C’est en un mot la théorie sociale que nous venons de décrire.
Reste à savoir
- comment ce jeu puéril, commencé en badinant par des gens de lettres, a eu une action réelle sur l’opinion,
- comment les causeurs de 1730 sont devenus des pontifes,
- les paradoxes de salon, des systèmes,
- les réunions de libertins, des séances de philosophes,
- la république des lettres, cette aimable allégorie, une insupportable réalité,
- le philosophisme, une règle de conduite pratique.
**L’opinion est élaborée et entretenue artificiellement par un mécanisme social
C’est que les Sociétés de pensée sont des sociétés, c’est que l’opinion y est soutenue, maintenue par un mécanisme social.
Le philosophisme doit à la machine la consistance et la suite que la vanité de l’idéologie ne saurait lui donner.
Les Sociétés de pensée lui doivent :
1° De rester fermées, secrètes. C’est grâce au cercle intérieur que les gens de foi, ou de convictions politiques, ou seulement d’expérience qui pourraient ramener les discussions à la réalité sont éliminés. « Les principes sont purs, » dit-on, c’est-à-dire dûment abstraits et ainsi les causeries deviennent un entraînement sérieux. Les Sociétés sont ainsi de véritables terrains d’isolement où le nouvel adepte subit une épreuve assez semblable à celle d’un sujet entre les mains d’un médium ; on ne lui demande pas, certes, de quitter sa personnalité, ses convictions, mais de sortir chaque semaine quelques heures du monde réel.
2° D’être dirigées par les meilleurs patriotes :
- les idéologues les plus abstraits,
- agronomes en chambre,
- politiciens sans mandat,
- commerçants désintéressés,
- moralistes,
- théoriciens,
- tous les laissés pour compte de la réalité.
Car c’est en faveur de ceux-là que s’exerce la sélection mécanique décrite plus haut : ce sont les plus ardents, les plus zélés.
Ainsi l’idéologie a besoin de l’organisation sociale, c’est-à-dire d’un moyen factice, forcé, d’action sur l’opinion. Si les hommes étaient librement réunis, dans des réunions ouvertes, les lumières ne progresseraient pas. Le philosophisme a besoin d’une charpente sociale pour agir sur l’opinion.

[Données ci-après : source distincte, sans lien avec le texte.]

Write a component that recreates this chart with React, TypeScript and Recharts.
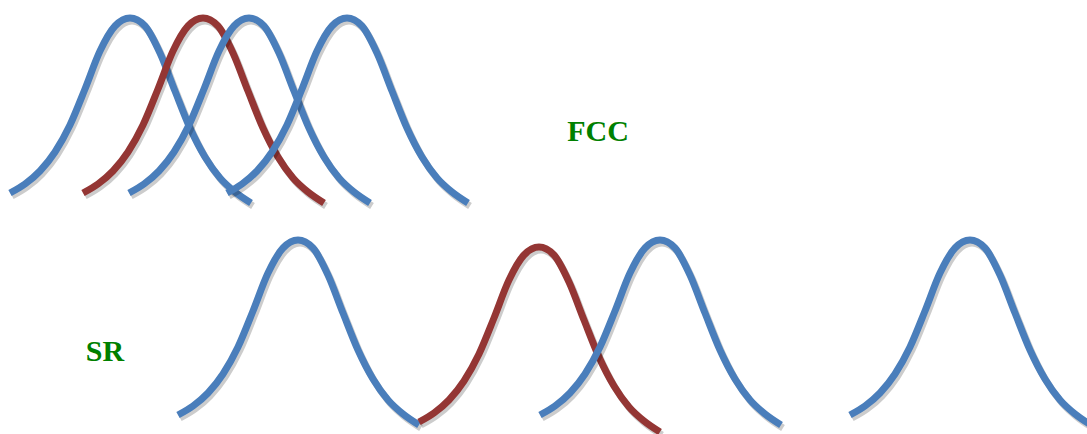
import React from "react";
import { LineChart, Line, XAxis, YAxis } from "recharts";

// Shared bell profile: horizontal offset from the peak (px)
// and how far below the peak the line lies (px).
const profileDx = [-120, -105, -90, -75, -60, -45, -30, -15, 0, 15, 30, 45, 60, 75, 90, 105, 121];
const profileDy = [175, 166, 153, 134, 107, 71, 33, 8, 0, 8, 35, 73, 110, 139, 160, 174, 185];

// Curve peaks (x, y in picture units) and colours
const curveNames = ["fcc1", "fcc2", "fcc3", "fcc4", "sr1", "sr2", "sr3", "sr4"];
const peakX = [130, 203, 249, 347, 298, 539, 660, 970];
const peakY = [18, 18, 18, 18, 240, 247, 240, 240];
const curveColors = ["#4A7EBB", "#943634", "#4A7EBB", "#4A7EBB", "#4A7EBB", "#943634", "#4A7EBB", "#4A7EBB"];

const labels = ["FCC", "SR"];

const W = 1087;
const H = 434;

const curves = curveNames.map((name, i) => ({
  name,
  color: curveColors[i],
  data: profileDx.map((dx, k) => ({ x: peakX[i] + dx, y: peakY[i] + profileDy[k] })),
}));

const labelStyle: React.CSSProperties = {
  position: "absolute",
  width: 100,
  textAlign: "center",
  fontFamily: "'Liberation Serif', 'Times New Roman', serif",
  fontWeight: "bold",
  fontSize: 30,
  lineHeight: "34px",
  color: "#008000",
};

export default function App() {
  return (
    <div style={{ position: "absolute", left: 0, top: 0, width: W, height: H, background: "#fff" }}>
      <style>{`.bell .recharts-line-curve{filter:drop-shadow(2px 3px 0.6px rgba(0,0,0,0.2));}`}</style>
      <LineChart width={W} height={H} margin={{ top: 0, right: 0, bottom: 0, left: 0 }} className="bell">
        <XAxis type="number" dataKey="x" domain={[0, W]} allowDataOverflow hide />
        <YAxis type="number" dataKey="y" domain={[0, H]} reversed allowDataOverflow hide />
        {curves.map((c) => (
          <Line
            key={c.name}
            data={c.data}
            dataKey="y"
            type="monotone"
            stroke={c.color}
            strokeWidth={7}
            strokeLinecap="butt"
            dot={false}
            activeDot={false}
            isAnimationActive={false}
          />
        ))}
      </LineChart>
      <div style={{ ...labelStyle, left: 548, top: 114 }}>{labels[0]}</div>
      <div style={{ ...labelStyle, left: 55, top: 334 }}>{labels[1]}</div>
    </div>
  );
}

Ainsi, de même que le mécanisme social suppose la liberté et l’égalité pures, de même le philosophisme, la théorie de la liberté ne peut se soutenir et agir sur le monde réel sans la charpente du machinisme.
Cette idée suppose cette organisation, et réciproquement.
La machine sociale donne le pouvoir aux ratés
Et quand ils sont unis ils se développent, la forme devient une puissance naturelle, l’idée devient du fanatisme.
Exemple de leur développement, une fois unis :
La machine jacobine, puissance étonnante :
- Nullité et petit nombre des chefs. La France soumise tout entière, pas même à des démagogues, mais à de pâles figurants comme Collot, Châlier, Hanriot ; Laclos en est le type ;
- Perfection du machinisme : 44 000 affiliés, pas une dissidence. « Faire parler la nation », — « laisser flotter l’opinion » : les adresses des 44 000 qui arrivent à la Convention ont été envoyées officieusement de la Société mère toutes faites, Cut and dried ;
- Obéissance absolue, — comparaison constante avec une Église. — Desmoulins, Fénelon, — Hérault-Séchelles : « Le giron de l’église des Jacobins, » — les « Hérésies » — messes — sociétés populaires.
Passivité complète des 40 sous des sections, des soldats de l’armée révolutionnaire.
Et pourtant l’idée et la forme sont toujours les mêmes. Nous avons toujours d’un côté une tyrannie inconsciente ; de l’autre une théorie pure.
Et on arrive à cette absurdité d’avoir pour chefs non pas des révolutionnaires de talent, pas même des démagogues de verve, mais de pâles ratés, des Collot, des Marat ; ou des pontifes stupides : Petion, Bailly, Roland. Et pour évangile une aussi misérable phraséologie que celle qu’on trouve dans les colonnes du Moniteur.
C’est que nous sommes toujours, malgré tout, dans une Société de pensée.